For me, peacemaking through Jesus Christ sometimes looks, as Elder Andersen once said, like not answering an accusation. Jesus did that. It may also look like rebuking someone for wrong behavior, and calling them to repentance. But it must come from a place of love and charity and concern, or it will be a ‘beam and mote’ situation. Peacemaking may also be reconciliation, but never capitulation of Truth (embodied in Jesus Christ). It is never an endorsement of sin, but it may look like mercy to those who don’t deserve it.
Most of all, I think that peacemaking starts with seeking God’s will when we’re in difficult conversations or circumstances. That’s why President Nelson emphasized having the Spirit as our guide through these exceedingly murky times.


Zen
November 1, 2025

Brethren and Sisters, I am not arguing with any of this. You are right!

I really liked this.

For me, peacemaking through Jesus Christ sometimes looks, as Elder Andersen once said, like not answering an accusation. Jesus did that. It may also look like rebuking someone for wrong behavior, and calling them to repentance. But it must come from a place of love and charity and concern, or it will be a ‘beam and mote’ situation. Peacemaking may also be reconciliation, but never capitulation of Truth (embodied in Jesus Christ). It is never an endorsement of sin, but it may look like mercy to those who don’t deserve it.
Most of all, I think that peacemaking starts with seeking God’s will when we’re in difficult conversations or circumstances. That’s why President Nelson emphasized having the Spirit as our guide through these exceedingly murky times.

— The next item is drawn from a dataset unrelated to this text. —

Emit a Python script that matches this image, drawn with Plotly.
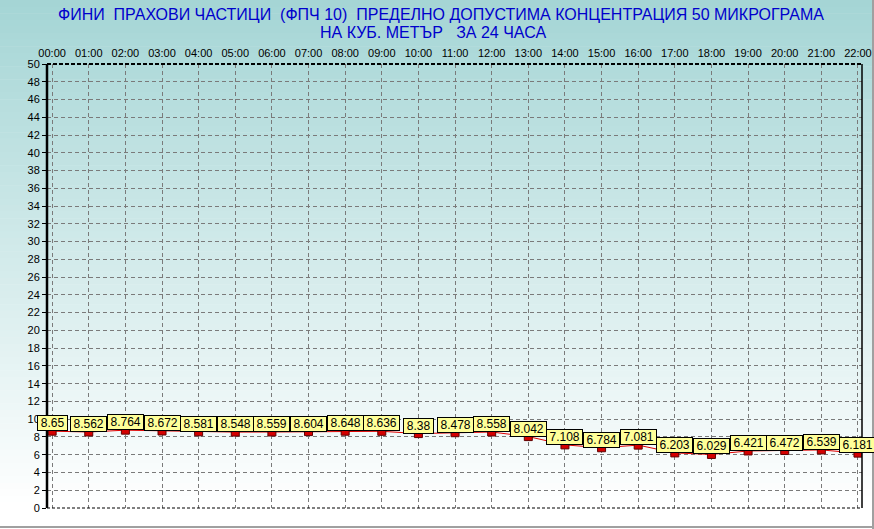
import plotly.graph_objects as go

hours = ["00:00", "01:00", "02:00", "03:00", "04:00", "05:00", "06:00", "07:00",
         "08:00", "09:00", "10:00", "11:00", "12:00", "13:00", "14:00", "15:00",
         "16:00", "17:00", "18:00", "19:00", "20:00", "21:00", "22:00"]
values = [8.65, 8.562, 8.764, 8.672, 8.581, 8.548, 8.559, 8.604, 8.648, 8.636,
          8.38, 8.478, 8.558, 8.042, 7.108, 6.784, 7.081, 6.203, 6.029, 6.421,
          6.472, 6.539, 6.181]
y_ticks = list(range(0, 51, 2))

title_line1 = "ФИНИ\u00a0 ПРАХОВИ ЧАСТИЦИ\u00a0 (ФПЧ 10)\u00a0 ПРЕДЕЛНО ДОПУСТИМА КОНЦЕНТРАЦИЯ 50 МИКРОГРАМА"
title_line2 = "НА КУБ. МЕТЪР\u00a0\u00a0 ЗА 24 ЧАСА"

W, H = 874, 529
L, R, T, B = 47, 862, 64, 508
FONT = "Liberation Sans, Arial, sans-serif"


def xp(px):
    return (px - L) / (R - L)


def yp(py):
    return (B - py) / (B - T)


def label_width(s, size=12):
    w = 0.0
    for ch in s:
        w += 0.5 * size if ch.isdigit() else 0.278 * size
    return w + 8


x_idx = list(range(len(hours)))

fig = go.Figure()
fig.add_trace(go.Scatter(
    x=x_idx, y=values, mode="lines+markers",
    line=dict(color="#e00000", width=1),
    marker=dict(symbol="square", size=8, color="#d40000",
                line=dict(color="#600000", width=1)),
    hoverinfo="skip", showlegend=False,
))

annotations = []
for i, v in enumerate(values):
    txt = f"{v:g}"
    annotations.append(dict(
        x=i, y=v, xref="x", yref="y", text=txt, showarrow=False,
        xanchor="center", yanchor="bottom", yshift=0, width=label_width(txt),
        font=dict(family=FONT, size=12, color="black"),
        bgcolor="#ffff99", bordercolor="black", borderwidth=1, borderpad=0,
    ))
annotations.append(dict(x=xp(441), y=yp(15), xref="paper", yref="paper", text=title_line1,
                        showarrow=False, xanchor="center", yanchor="middle",
                        font=dict(family=FONT, size=16, color="#0000cc")))
annotations.append(dict(x=xp(433), y=yp(32), xref="paper", yref="paper", text=title_line2,
                        showarrow=False, xanchor="center", yanchor="middle",
                        font=dict(family=FONT, size=16, color="#0000cc")))

shapes = []
# background gradient
N = 80
top_c = (164, 213, 213)
for k in range(N):
    y0 = k * H / N
    y1 = (k + 1) * H / N + 0.5
    t = min(1.0, ((y0 + y1) / 2) / 505.0)
    c = tuple(int(round(top_c[j] * (1 - t) + 255 * t)) for j in range(3))
    shapes.append(dict(type="rect", xref="paper", yref="paper",
                       x0=xp(0), x1=xp(W), y0=yp(y1), y1=yp(y0),
                       fillcolor=f"rgb{c}", line=dict(width=0), layer="below"))
# frame lines of window
shapes.append(dict(type="line", xref="paper", yref="paper",
                   x0=xp(0), x1=xp(W), y0=yp(527), y1=yp(527),
                   line=dict(color="#a0a0a0", width=2), layer="above"))
shapes.append(dict(type="line", xref="paper", yref="paper",
                   x0=xp(873), x1=xp(873), y0=yp(0), y1=yp(529),
                   line=dict(color="#a0a0a0", width=2), layer="above"))
# plot borders
shapes.append(dict(type="line", xref="paper", yref="paper", x0=0, x1=1, y0=1, y1=1,
                   line=dict(color="black", width=2, dash="4px,2px"), layer="above"))
shapes.append(dict(type="line", xref="paper", yref="paper", x0=0, x1=1, y0=0, y1=0,
                   line=dict(color="black", width=1, dash="3px,2px"), layer="above"))
shapes.append(dict(type="line", xref="paper", yref="paper", x0=0, x1=0, y0=0, y1=1,
                   line=dict(color="black", width=2.5), layer="above"))
shapes.append(dict(type="line", xref="paper", yref="paper", x0=1, x1=1, y0=0, y1=1,
                   line=dict(color="black", width=1.5), layer="above"))

fig.update_layout(
    width=W, height=H,
    margin=dict(l=L, r=W - R, t=T, b=H - B, autoexpand=False),
    paper_bgcolor="white", plot_bgcolor="rgba(0,0,0,0)",
    xaxis=dict(side="top", tickmode="array", tickvals=x_idx, ticktext=hours, automargin=False,
               range=[-0.14, 22.11], showgrid=True, gridcolor="#7a7a7a", gridwidth=1,
               griddash="4px,3px", zeroline=False, showline=False, ticks="", ticklabelstandoff=4,
               tickfont=dict(family=FONT, size=11, color="black")),
    yaxis=dict(range=[0, 50], tickmode="array", tickvals=y_ticks, automargin=False,
               showgrid=True, gridcolor="#7a7a7a", gridwidth=1, griddash="4px,3px",
               zeroline=False, showline=False, ticks="outside", ticklen=4,
               tickcolor="black",
               tickfont=dict(family=FONT, size=11, color="black")),
    shapes=shapes, annotations=annotations, showlegend=False,
)

fig.write_html("out.html", config={"displayModeBar": False, "staticPlot": True},
               post_script="document.body.style.margin='0';document.body.style.overflow='hidden';")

I also agree with this. I hate and loathe this as well. Be hot or cold, but lukewarm is nauseating.

“Bring the Spirit” and “increase love” have been almost enragingly loosely defined in my experience; someone might say “oh my gosh the Spirit isn’t here” when something begins to make them vaguely uncomfortable,

No, I don’t want any nonsense or pandering of this sort. I think we need to do the difficult thing of speaking truth AND letting them know we genuinely love and care about them at the same time.

It isn’t good enough to just get up and warn of hellfire. We may need to (more often than we usually do) “Reproving betimes with sharpness, when moved upon by the Holy Ghost”, but under the circumstances, it is increasingly vital that we “showing forth afterwards an increase of love toward him whom thou hast reproved, lest he esteem thee to be his enemy; That he may know that thy faithfulness is stronger than the cords of death.” D&C 121:43-44

If they become our enemies, it should not be because we spoke the truth without love.

Now, you expressed concern I was veering too far to the warm and fuzzy side. A valid concern considering how many we have seen end up utterly ineffectual and safe, fit only for the terrestrial kingdom. The Celestial kingdom has the valiant, which mean ‘showing courage’. So, that is certainly NOT what I want.

I just have a feeling, that this is a good time to make friends as much as possible. But you are right, that we dare not use this as an excuse to water down the truth. That is incredibly cruel and selfish and I don’t want that either.


[]
November 1, 2025

Don’t worry, I wasn’t criticizing you, just riffing off what your post reminded me of.

One of the great issues of our time is people who don’t know what love feels like, who have had their receptors atrophied or fried; to them, any love at all might burn like fire or freeze like ice. There might be combinations of words that align with their egos just so they aren’t hurt by them, in their worlds full of hurt, and those might rarely be the sort of words delivered by love, but we aren’t called to not hurt people, we’re called to love them.

This is not a call to preach hellfire, it’s a warning that all preaching is hellfire to the hellbound. We can’t rely on those we speak to to accurately tell us what’s loving or not, when that’s allowed it drifts to merely what doesn’t hurt, and so we have to fall back on what we know and feel, which will smell like brimstone to those with atrophied love receptors. But that same hot love is what will make true and lasting friendships.

On the other hand there are people whose friendship we need but we can’t give any love to, and so can deliver a sort of contemptuous therapyspeak marketspeak in order for them to return behavior we prefer. Separate topic though.